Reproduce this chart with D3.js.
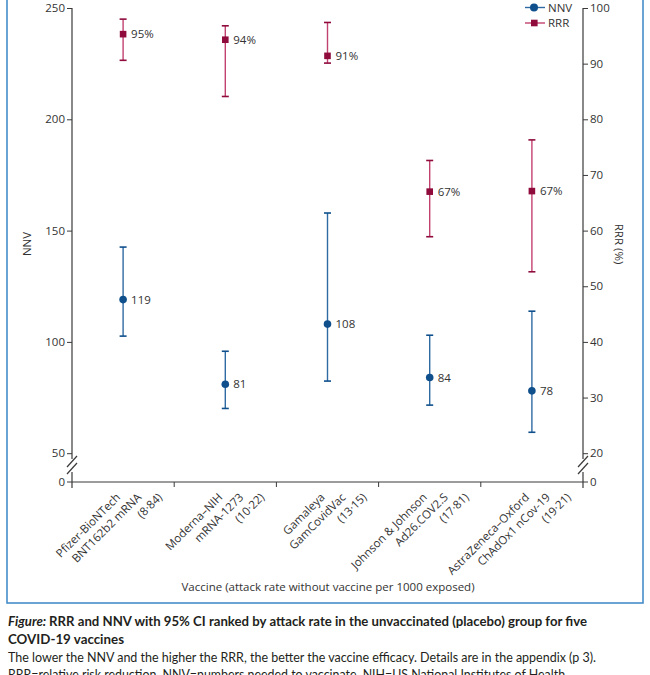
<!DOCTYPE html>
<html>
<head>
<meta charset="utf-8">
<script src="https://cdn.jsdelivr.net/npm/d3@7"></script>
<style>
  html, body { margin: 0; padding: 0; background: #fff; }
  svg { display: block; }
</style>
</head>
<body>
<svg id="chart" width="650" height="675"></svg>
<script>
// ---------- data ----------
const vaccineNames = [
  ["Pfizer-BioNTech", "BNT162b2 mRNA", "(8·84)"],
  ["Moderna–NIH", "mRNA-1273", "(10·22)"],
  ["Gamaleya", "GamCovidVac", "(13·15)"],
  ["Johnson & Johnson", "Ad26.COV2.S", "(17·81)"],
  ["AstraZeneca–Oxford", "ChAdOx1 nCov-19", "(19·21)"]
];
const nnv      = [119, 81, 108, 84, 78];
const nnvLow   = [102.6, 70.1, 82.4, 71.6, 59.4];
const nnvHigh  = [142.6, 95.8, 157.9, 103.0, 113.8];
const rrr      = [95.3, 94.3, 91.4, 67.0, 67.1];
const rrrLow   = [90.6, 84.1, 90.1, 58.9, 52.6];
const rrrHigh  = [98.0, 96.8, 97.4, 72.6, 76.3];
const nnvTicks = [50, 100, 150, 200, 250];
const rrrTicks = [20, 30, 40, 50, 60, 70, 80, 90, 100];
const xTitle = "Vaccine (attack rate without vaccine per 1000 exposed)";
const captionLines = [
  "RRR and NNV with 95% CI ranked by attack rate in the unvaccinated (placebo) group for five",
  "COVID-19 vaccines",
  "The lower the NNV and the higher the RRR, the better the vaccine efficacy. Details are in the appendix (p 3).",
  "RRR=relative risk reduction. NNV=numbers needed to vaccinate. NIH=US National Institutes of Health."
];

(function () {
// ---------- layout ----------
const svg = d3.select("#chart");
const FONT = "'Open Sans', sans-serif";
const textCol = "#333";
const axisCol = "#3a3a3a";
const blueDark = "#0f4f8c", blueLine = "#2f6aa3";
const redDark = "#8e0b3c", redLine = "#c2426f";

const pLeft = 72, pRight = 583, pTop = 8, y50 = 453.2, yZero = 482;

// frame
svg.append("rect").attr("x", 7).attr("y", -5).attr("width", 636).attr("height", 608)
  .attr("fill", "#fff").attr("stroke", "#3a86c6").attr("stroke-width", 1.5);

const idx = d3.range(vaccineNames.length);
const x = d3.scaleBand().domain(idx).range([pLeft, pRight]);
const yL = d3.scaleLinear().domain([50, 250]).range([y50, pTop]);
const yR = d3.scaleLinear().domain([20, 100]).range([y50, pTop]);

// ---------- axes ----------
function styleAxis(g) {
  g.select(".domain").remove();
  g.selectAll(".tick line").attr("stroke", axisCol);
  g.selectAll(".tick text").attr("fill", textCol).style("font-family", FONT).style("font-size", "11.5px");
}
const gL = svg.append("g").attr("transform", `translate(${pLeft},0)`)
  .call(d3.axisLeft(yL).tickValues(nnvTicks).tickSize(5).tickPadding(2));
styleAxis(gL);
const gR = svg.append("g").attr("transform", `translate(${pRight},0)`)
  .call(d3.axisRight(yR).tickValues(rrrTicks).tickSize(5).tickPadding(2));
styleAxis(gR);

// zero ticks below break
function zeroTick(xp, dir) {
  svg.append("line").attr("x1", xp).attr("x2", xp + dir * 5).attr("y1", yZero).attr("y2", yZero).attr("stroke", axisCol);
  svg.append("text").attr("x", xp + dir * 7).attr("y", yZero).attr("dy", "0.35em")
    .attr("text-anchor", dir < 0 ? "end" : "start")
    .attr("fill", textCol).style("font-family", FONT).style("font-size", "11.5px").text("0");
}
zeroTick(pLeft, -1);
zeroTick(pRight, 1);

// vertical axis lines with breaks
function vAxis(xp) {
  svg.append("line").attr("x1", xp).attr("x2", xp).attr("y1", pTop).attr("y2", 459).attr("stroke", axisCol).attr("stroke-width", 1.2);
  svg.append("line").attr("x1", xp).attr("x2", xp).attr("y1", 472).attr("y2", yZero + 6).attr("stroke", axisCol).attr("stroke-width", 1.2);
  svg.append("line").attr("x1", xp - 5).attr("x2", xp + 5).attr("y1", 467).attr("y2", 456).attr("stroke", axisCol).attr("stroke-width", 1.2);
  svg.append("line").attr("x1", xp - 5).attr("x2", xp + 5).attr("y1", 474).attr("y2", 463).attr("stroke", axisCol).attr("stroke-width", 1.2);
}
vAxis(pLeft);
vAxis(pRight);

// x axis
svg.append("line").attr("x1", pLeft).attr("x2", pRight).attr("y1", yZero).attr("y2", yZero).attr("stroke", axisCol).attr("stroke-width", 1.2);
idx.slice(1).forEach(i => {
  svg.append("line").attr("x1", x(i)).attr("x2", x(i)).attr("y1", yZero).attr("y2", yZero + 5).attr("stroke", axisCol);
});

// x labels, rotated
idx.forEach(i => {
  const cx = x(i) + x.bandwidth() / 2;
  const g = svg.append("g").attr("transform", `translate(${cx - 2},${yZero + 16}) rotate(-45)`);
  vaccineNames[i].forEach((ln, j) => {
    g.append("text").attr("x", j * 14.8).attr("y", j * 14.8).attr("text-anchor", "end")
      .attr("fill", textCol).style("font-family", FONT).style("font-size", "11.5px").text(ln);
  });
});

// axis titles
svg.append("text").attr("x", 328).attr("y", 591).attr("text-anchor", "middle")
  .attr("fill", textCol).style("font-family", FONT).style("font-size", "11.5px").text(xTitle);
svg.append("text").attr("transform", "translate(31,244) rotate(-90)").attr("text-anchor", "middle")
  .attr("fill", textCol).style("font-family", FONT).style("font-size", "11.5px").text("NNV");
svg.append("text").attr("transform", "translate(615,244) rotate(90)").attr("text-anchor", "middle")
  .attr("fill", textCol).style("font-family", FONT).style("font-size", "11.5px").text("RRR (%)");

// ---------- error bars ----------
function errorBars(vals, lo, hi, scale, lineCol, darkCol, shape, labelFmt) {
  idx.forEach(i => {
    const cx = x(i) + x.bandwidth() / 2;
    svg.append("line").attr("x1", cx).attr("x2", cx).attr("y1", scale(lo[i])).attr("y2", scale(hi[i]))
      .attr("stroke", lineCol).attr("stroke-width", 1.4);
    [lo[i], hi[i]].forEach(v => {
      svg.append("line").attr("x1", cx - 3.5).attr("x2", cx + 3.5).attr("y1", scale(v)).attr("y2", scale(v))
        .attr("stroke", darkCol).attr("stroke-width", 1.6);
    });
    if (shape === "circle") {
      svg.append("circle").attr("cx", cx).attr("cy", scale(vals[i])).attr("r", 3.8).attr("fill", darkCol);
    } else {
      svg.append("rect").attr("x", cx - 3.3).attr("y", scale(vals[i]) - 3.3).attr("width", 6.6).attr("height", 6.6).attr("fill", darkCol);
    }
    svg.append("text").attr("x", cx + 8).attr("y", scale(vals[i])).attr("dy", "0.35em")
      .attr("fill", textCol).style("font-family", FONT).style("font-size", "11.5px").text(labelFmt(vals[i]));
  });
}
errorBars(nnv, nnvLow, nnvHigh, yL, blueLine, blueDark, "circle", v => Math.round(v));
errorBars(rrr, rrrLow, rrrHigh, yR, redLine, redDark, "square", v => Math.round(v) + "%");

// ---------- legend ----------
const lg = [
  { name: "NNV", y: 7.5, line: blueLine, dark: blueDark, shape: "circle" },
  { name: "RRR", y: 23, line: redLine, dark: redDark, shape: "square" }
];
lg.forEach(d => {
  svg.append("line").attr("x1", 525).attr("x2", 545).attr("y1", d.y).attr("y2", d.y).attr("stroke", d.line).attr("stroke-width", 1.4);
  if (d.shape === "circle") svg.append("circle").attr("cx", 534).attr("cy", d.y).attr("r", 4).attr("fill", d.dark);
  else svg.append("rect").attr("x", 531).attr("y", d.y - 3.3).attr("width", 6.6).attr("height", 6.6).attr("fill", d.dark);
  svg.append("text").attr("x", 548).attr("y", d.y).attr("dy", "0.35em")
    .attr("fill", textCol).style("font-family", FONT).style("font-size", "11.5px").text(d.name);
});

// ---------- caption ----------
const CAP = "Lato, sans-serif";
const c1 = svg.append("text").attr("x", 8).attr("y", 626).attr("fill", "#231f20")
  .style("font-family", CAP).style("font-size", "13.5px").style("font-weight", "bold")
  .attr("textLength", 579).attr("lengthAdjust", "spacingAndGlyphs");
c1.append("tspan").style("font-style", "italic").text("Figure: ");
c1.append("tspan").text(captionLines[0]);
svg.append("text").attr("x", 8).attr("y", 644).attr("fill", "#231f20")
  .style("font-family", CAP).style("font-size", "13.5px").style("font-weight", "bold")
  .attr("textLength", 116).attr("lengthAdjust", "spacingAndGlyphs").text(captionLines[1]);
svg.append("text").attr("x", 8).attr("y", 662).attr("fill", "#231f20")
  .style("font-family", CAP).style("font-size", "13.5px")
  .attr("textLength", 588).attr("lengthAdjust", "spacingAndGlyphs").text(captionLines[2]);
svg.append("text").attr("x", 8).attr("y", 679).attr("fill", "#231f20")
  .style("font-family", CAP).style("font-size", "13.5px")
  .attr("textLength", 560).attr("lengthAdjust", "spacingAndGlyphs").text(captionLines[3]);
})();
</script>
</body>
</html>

...

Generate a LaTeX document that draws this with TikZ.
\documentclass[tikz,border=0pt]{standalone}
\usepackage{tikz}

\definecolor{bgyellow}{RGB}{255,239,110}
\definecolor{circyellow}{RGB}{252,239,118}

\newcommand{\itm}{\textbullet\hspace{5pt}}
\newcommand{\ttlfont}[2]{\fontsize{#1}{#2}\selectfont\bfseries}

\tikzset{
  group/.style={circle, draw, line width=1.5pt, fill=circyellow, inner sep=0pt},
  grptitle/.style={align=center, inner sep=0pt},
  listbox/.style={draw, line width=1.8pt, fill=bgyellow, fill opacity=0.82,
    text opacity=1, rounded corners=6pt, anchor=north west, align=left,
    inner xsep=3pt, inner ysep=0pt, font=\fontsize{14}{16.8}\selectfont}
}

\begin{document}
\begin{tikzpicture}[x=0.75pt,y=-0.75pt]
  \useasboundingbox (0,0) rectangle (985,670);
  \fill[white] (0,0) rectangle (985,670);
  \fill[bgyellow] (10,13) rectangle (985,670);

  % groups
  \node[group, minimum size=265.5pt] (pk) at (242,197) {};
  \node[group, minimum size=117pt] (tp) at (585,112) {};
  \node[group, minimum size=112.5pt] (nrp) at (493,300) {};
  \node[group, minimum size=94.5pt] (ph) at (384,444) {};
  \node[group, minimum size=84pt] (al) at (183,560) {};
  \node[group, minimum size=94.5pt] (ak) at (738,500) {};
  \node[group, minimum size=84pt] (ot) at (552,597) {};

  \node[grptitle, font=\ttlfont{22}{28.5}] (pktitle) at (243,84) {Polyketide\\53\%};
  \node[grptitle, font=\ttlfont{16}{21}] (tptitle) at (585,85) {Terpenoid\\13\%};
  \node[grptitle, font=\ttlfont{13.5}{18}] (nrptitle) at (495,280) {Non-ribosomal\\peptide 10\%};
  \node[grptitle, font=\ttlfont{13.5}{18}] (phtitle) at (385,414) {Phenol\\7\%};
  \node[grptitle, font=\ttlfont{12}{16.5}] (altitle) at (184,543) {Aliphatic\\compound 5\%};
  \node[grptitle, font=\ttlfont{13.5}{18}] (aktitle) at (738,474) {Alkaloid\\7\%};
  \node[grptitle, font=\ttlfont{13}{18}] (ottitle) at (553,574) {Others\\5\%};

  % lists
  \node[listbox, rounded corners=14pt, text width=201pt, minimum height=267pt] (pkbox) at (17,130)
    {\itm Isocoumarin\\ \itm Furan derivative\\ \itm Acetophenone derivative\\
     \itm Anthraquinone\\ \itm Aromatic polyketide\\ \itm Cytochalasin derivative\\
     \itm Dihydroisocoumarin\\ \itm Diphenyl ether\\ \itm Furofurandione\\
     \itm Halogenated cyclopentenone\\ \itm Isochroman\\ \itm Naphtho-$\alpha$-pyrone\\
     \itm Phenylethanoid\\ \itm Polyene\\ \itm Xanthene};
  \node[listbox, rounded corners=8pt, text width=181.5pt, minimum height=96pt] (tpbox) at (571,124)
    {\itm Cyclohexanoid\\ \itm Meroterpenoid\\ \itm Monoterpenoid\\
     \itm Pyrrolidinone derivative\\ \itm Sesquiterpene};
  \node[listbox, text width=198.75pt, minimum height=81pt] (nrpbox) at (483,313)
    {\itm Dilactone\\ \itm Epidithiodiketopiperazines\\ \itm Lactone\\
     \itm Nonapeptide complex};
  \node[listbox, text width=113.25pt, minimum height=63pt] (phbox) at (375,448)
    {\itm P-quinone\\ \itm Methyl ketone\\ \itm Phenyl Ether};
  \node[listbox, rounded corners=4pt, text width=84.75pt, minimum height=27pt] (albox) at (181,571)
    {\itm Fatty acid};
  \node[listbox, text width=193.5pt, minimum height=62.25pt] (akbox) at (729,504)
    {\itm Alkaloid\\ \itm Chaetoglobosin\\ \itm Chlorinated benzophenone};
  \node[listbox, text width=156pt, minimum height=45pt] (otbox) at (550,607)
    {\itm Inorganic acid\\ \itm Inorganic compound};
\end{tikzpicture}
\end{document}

---

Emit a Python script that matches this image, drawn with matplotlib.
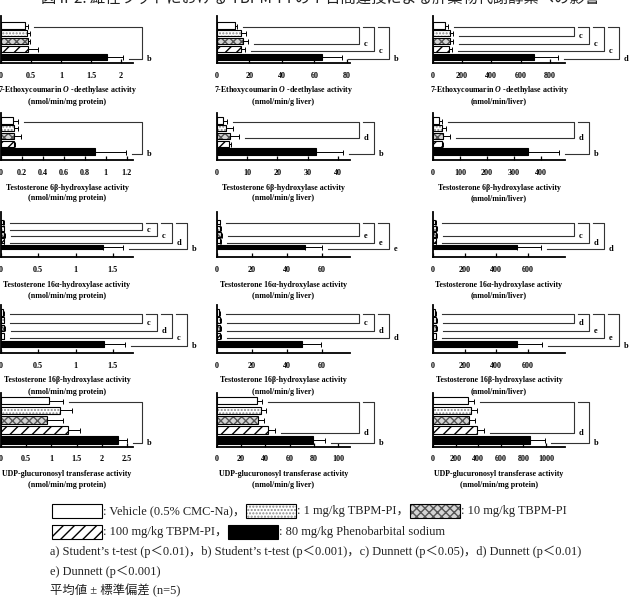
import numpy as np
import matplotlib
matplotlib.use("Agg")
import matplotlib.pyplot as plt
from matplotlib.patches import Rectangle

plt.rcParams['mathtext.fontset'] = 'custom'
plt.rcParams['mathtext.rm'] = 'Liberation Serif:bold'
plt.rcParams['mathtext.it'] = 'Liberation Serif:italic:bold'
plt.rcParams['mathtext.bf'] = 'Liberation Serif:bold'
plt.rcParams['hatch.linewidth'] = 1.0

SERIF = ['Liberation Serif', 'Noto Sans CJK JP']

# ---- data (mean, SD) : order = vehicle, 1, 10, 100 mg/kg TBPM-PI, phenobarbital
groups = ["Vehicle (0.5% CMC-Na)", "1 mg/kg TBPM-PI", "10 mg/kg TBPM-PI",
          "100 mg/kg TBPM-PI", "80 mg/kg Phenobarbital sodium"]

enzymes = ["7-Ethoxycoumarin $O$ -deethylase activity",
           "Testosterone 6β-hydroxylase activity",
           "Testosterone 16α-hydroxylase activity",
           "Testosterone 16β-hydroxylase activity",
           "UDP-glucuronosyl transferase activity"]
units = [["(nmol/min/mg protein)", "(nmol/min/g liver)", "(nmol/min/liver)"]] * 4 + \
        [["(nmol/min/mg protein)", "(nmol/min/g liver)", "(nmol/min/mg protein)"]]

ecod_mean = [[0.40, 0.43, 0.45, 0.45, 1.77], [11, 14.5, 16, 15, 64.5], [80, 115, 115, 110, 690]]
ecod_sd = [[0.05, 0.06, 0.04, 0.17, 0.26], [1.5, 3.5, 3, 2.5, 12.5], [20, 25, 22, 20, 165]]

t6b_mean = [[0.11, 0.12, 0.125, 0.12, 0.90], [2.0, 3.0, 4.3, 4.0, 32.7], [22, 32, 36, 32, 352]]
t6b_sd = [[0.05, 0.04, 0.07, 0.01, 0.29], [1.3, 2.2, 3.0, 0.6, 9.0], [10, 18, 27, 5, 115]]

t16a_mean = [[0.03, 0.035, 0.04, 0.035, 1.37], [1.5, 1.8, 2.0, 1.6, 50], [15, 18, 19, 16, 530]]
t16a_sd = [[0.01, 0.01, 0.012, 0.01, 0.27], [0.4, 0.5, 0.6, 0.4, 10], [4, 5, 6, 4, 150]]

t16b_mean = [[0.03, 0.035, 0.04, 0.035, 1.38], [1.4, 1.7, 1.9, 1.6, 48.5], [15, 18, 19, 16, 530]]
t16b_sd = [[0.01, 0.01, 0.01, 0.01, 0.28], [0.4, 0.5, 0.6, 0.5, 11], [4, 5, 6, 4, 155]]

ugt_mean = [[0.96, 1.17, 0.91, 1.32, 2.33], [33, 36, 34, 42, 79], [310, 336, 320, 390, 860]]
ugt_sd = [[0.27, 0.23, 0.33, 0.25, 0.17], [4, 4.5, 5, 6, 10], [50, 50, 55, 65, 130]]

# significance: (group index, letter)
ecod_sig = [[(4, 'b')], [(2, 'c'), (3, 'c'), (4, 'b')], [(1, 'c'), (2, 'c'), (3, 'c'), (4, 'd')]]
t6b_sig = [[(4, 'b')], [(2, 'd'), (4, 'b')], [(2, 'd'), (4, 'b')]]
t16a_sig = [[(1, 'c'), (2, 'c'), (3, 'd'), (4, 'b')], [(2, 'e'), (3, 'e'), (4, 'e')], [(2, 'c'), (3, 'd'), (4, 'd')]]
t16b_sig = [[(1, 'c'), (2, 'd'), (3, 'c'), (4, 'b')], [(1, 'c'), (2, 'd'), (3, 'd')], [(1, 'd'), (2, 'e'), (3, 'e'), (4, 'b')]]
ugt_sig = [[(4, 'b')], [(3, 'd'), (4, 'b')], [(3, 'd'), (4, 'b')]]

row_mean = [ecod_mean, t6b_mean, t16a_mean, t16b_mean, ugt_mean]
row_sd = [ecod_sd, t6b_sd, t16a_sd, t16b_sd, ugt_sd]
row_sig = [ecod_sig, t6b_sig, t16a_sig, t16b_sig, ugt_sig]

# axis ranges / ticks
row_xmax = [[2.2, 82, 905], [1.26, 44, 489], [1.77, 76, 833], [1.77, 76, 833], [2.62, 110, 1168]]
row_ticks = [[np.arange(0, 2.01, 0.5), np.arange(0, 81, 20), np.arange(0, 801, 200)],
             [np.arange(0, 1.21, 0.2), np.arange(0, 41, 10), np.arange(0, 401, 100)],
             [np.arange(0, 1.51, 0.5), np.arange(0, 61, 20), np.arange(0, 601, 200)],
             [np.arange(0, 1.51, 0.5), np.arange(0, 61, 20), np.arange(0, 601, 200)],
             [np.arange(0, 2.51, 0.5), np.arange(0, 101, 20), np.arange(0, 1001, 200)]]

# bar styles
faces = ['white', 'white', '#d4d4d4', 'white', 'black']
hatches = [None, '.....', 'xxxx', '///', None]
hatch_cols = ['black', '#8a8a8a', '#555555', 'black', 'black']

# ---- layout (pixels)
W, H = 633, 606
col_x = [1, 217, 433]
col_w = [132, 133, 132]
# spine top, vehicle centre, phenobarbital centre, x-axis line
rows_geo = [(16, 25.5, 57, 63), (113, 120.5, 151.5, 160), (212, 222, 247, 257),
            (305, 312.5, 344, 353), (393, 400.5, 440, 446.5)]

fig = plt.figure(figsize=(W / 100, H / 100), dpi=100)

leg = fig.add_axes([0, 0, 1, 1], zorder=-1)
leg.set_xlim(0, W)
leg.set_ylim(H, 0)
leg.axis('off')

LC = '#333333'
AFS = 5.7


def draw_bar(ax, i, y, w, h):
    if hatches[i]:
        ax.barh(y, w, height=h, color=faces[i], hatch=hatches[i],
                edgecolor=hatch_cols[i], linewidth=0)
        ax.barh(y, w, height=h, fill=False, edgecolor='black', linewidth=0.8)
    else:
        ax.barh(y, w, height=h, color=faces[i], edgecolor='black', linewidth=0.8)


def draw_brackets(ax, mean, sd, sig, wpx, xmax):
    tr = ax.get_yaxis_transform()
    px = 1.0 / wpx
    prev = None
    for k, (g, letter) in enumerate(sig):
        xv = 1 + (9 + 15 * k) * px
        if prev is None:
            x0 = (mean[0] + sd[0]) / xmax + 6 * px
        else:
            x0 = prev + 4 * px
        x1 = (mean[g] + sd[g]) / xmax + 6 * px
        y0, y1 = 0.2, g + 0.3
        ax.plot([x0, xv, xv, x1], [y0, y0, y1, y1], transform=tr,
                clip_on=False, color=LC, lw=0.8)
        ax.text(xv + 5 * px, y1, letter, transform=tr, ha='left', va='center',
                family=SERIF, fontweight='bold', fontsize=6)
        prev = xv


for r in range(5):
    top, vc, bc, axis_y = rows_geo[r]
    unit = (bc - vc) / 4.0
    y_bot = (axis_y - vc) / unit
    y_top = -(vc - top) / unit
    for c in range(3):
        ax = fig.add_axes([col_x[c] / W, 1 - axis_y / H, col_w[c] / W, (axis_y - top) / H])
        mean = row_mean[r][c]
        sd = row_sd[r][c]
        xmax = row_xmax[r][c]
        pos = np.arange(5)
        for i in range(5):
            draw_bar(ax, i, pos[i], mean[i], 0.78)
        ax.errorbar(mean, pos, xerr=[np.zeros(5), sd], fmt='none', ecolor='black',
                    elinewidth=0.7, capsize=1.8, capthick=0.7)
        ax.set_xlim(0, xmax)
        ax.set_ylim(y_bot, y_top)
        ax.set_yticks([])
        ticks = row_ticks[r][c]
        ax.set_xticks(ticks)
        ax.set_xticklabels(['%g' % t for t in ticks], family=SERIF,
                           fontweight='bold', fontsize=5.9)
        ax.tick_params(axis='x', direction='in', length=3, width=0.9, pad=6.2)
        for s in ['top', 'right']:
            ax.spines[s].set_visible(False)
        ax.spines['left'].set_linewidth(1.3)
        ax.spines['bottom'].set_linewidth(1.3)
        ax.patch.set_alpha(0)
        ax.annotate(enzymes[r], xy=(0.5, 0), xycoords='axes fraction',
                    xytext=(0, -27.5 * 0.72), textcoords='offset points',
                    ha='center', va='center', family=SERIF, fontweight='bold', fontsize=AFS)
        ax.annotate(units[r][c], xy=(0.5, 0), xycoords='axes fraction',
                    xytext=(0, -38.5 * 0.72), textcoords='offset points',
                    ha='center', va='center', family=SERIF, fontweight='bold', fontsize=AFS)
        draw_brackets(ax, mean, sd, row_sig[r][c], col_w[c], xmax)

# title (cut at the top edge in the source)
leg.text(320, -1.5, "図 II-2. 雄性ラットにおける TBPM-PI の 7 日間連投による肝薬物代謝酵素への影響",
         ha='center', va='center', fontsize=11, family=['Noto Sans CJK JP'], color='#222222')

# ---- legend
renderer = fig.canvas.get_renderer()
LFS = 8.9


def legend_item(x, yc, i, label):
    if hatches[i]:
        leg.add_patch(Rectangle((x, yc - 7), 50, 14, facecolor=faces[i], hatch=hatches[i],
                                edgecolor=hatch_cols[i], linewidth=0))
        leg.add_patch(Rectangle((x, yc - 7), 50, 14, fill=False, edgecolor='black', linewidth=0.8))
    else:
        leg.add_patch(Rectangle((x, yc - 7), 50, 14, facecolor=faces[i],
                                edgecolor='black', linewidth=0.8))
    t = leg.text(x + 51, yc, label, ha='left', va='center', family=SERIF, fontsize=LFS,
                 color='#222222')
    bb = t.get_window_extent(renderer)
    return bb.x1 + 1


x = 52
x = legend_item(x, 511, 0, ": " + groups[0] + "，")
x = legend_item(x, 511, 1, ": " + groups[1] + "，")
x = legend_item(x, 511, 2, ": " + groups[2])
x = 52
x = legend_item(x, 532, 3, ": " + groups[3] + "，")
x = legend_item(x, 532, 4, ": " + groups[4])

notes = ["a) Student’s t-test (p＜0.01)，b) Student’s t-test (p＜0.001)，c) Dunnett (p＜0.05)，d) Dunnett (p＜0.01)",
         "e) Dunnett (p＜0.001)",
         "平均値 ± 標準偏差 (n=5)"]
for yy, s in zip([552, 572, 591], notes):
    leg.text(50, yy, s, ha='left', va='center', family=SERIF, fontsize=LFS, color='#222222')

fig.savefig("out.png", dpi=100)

**SET TASK**
Exactly as they appear, write out the lines from the one containing "Reproduce this chart with D3.js." down to the one containing "const pLeft = 72, pRight", both included. Pictures are left out.

**REPLY TO THE EXERCISE**
Reproduce this chart with D3.js.
<!DOCTYPE html>
<html>
<head>
<meta charset="utf-8">
<script src="https://cdn.jsdelivr.net/npm/d3@7"></script>
<style>
  html, body { margin: 0; padding: 0; background: #fff; }
  svg { display: block; }
</style>
</head>
<body>
<svg id="chart" width="650" height="675"></svg>
<script>
// ---------- data ----------
const vaccineNames = [
  ["Pfizer-BioNTech", "BNT162b2 mRNA", "(8·84)"],
  ["Moderna–NIH", "mRNA-1273", "(10·22)"],
  ["Gamaleya", "GamCovidVac", "(13·15)"],
  ["Johnson & Johnson", "Ad26.COV2.S", "(17·81)"],
  ["AstraZeneca–Oxford", "ChAdOx1 nCov-19", "(19·21)"]
];
const nnv      = [119, 81, 108, 84, 78];
const nnvLow   = [102.6, 70.1, 82.4, 71.6, 59.4];
const nnvHigh  = [142.6, 95.8, 157.9, 103.0, 113.8];
const rrr      = [95.3, 94.3, 91.4, 67.0, 67.1];
const rrrLow   = [90.6, 84.1, 90.1, 58.9, 52.6];
const rrrHigh  = [98.0, 96.8, 97.4, 72.6, 76.3];
const nnvTicks = [50, 100, 150, 200, 250];
const rrrTicks = [20, 30, 40, 50, 60, 70, 80, 90, 100];
const xTitle = "Vaccine (attack rate without vaccine per 1000 exposed)";
const captionLines = [
  "RRR and NNV with 95% CI ranked by attack rate in the unvaccinated (placebo) group for five",
  "COVID-19 vaccines",
  "The lower the NNV and the higher the RRR, the better the vaccine efficacy. Details are in the appendix (p 3).",
  "RRR=relative risk reduction. NNV=numbers needed to vaccinate. NIH=US National Institutes of Health."
];

(function () {
// ---------- layout ----------
const svg = d3.select("#chart");
const FONT = "'Open Sans', sans-serif";
const textCol = "#333";
const axisCol = "#3a3a3a";
const blueDark = "#0f4f8c", blueLine = "#2f6aa3";
const redDark = "#8e0b3c", redLine = "#c2426f";

const pLeft = 72, pRight = 583, pTop = 8, y50 = 453.2, yZero = 482;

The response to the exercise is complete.